L'AFRIQUE ET SES DÉPLACÉS, TRISTES CHAMPIONS DU MONDE DES DRAMES OUBLIÉS
Les tragédies mériteraient moins d’attention quand elles ont lieu en Afrique ? Difficile de conclure autrement l’analyse des crises oubliées par le Conseil norvégien pour les réfugiés

Les tragédies mériteraient moins d’attention quand elles se déroulent en Afrique ? Difficile de conclure autrement l’analyse annuelle des crises les plus négligées de la planète, alors que pour la cinquième année consécutive, le continent arrive en tête de ce palmarès publié par le Conseil norvégien pour les réfugiés (NRC). C’est même de pire en pire, puisque l’Afrique occupe neuf des dix premières places pour l’année 2019, contre sept en 2018 et six en 2017.
Tous les ans, à la veille de la journée des réfugiés, le 20 juin, le NRC passe au crible les crises qui ont entraîné le déplacement de plus de 200 000 personnes en s’arrêtant sur trois critères : le manque d’avancées vers la paix, le peu d’intérêt des médias et le défaut d’aide financière aux populations (calculé en fonction du taux de couverture des appels de fonds lancés par les Nations unies et leurs partenaires). C’est ainsi que l’ONG constitue sa liste des drames oubliés, ces zones où l’on meurt dans l’oubli général, au cœur d’un monde pourtant accro à la communication.
En RDC, « la plus grande crise de la faim après le Yémen »
Pour la deuxième année consécutive, « le Cameroun arrive en tête de la liste des pays les plus négligés de la planète », rappelle le NRC, qui observe dans cet Etat « une exacerbation des attaques de Boko Haram dans le nord, un conflit violent dans l’ouest anglophone et une crise des réfugiés de Centrafrique ». S’ajoutent à ce tableau une résolution inefficace du conflit, le silence des médias et un manque d’aide financière.

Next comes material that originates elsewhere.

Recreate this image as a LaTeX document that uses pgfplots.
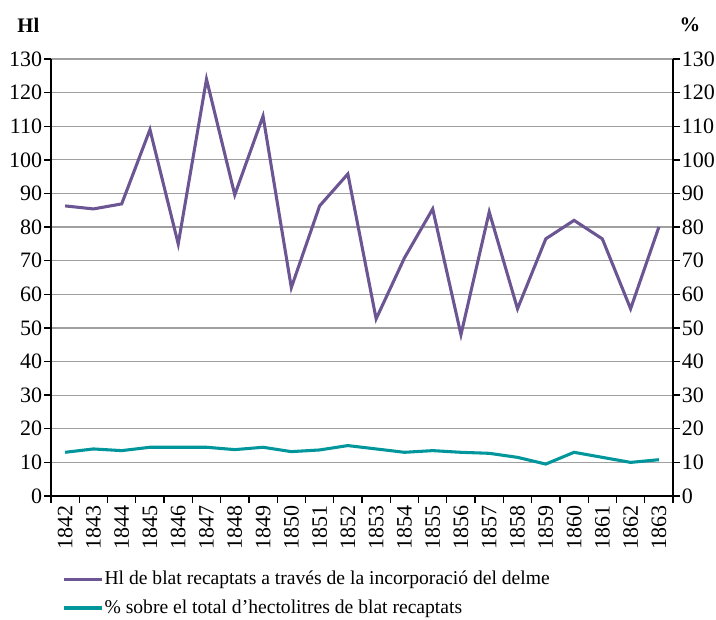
\documentclass[border=0pt]{standalone}
\usepackage{fontspec}
\setmainfont{Liberation Serif}
\usepackage{pgfplots}
\pgfplotsset{compat=1.18}
\definecolor{hlpurple}{HTML}{6B5592}
\definecolor{pcteal}{HTML}{00969B}
\begin{document}
\fontsize{14.7}{17}\selectfont
\begin{tikzpicture}
\path[use as bounding box] (-38.25pt,-92.25pt) rectangle (498.75pt,372pt);
\begin{axis}[
  scale only axis, width=466.5pt, height=327.75pt,
  xmin=-0.5, xmax=21.5, ymin=0, ymax=130,
  ytick={0,10,...,130},
  axis x line*=bottom, axis y line*=left,
  axis line style={-, black, line width=1.1pt},
  ymajorgrids, grid style={gray!75, line width=0.9pt},
  xtick={0,...,21},
  xticklabels={1842,1843,1844,1845,1846,1847,1848,1849,1850,1851,1852,1853,1854,1855,1856,1857,1858,1859,1860,1861,1862,1863},
  tick label style={font=\fontsize{16.5}{18}\selectfont},
  x tick label style={rotate=90, anchor=east, inner sep=2pt},
  y tick label style={inner sep=1.5pt},
  major x tick style={draw=none},
  minor xtick={-0.5,0.5,...,21.5},
  minor tick length=5pt, major tick length=5pt,
  tick align=outside,
  tick style={black, line width=1pt},
  /pgf/number format/assume math mode=true,
  legend style={at={(axis description cs:0.012,-0.162)}, anchor=north west, draw=none, fill=none, row sep=7pt, font=\fontsize{14.7}{17}\selectfont},
  legend cell align=left,
  legend image code/.code={\draw[#1, line width=2.4pt] (0pt,0pt) -- (28pt,0pt);},
  every axis legend/.append style={nodes={inner sep=1pt}},
]
\addplot[hlpurple, line width=2.3pt, line join=miter] coordinates {
(0,86.3)(1,85.4)(2,86.9)(3,109)(4,75)(5,124)(6,89.6)(7,113)(8,62)(9,86.3)(10,95.8)
(11,52.7)(12,70.8)(13,85.4)(14,48)(15,84.5)(16,55.7)(17,76.5)(18,82)(19,76.5)(20,55.7)(21,80)};
\addlegendentry{Hl de blat recaptats a través de la incorporació del delme}
\addplot[pcteal, line width=2.3pt] coordinates {
(0,13)(1,14)(2,13.5)(3,14.5)(4,14.5)(5,14.5)(6,13.8)(7,14.5)(8,13.2)(9,13.7)(10,15)
(11,14)(12,13)(13,13.5)(14,13)(15,12.7)(16,11.5)(17,9.5)(18,13)(19,11.5)(20,10)(21,10.8)};
\addlegendentry{\% sobre el total d’hectolitres de blat recaptats}
\end{axis}
\begin{axis}[
  scale only axis, width=466.5pt, height=327.75pt,
  xmin=-0.5, xmax=21.5, ymin=0, ymax=130,
  ytick={0,10,...,130},
  axis x line=none, axis y line*=right,
  axis line style={-, black, line width=1.1pt},
  tick label style={font=\fontsize{16.5}{18}\selectfont},
  y tick label style={inner sep=1.5pt},
  tick align=outside, major tick length=5pt,
  tick style={black, line width=1pt},
  /pgf/number format/assume math mode=true,
]
\end{axis}
\node[font=\bfseries\fontsize{15.5}{17}\selectfont] at (-17pt,353.25pt) {Hl};
\node[font=\bfseries\fontsize{15.5}{17}\selectfont] at (479.25pt,353.25pt) {\%};
\end{tikzpicture}
\end{document}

La mort, le 3 juin, d’un jeune journaliste, Samuel Wazizi, après dix mois de prison en dehors de toute procédure légale, illustre tragiquement combien il est difficile de couvrir l’information au Cameroun, classé 134e sur 180 pays dans le classement annuel de Reporters sans frontières (RSF). En dépit de ce contexte, c’est l’un des pays où les appels humanitaires internationaux ont été les moins bien financés au monde, les donateurs se montrant peu enclins à aider ses habitants alors que 1,4 million de personnes y sont en insécurité alimentaire. En 2019, seuls 44 % des besoins en aide de ce pays ont été financés.
Le Cameroun est suivi par la République démocratique du Congo (RDC). Malgré l’accalmie politique, des opérations militaires, des attaques de groupes armés et des combats intercommunautaires ont encore forcé des centaines de milliers de Congolais à fuir les provinces orientales de l’Ituri, du Sud-Kivu et du Nord-Kivu.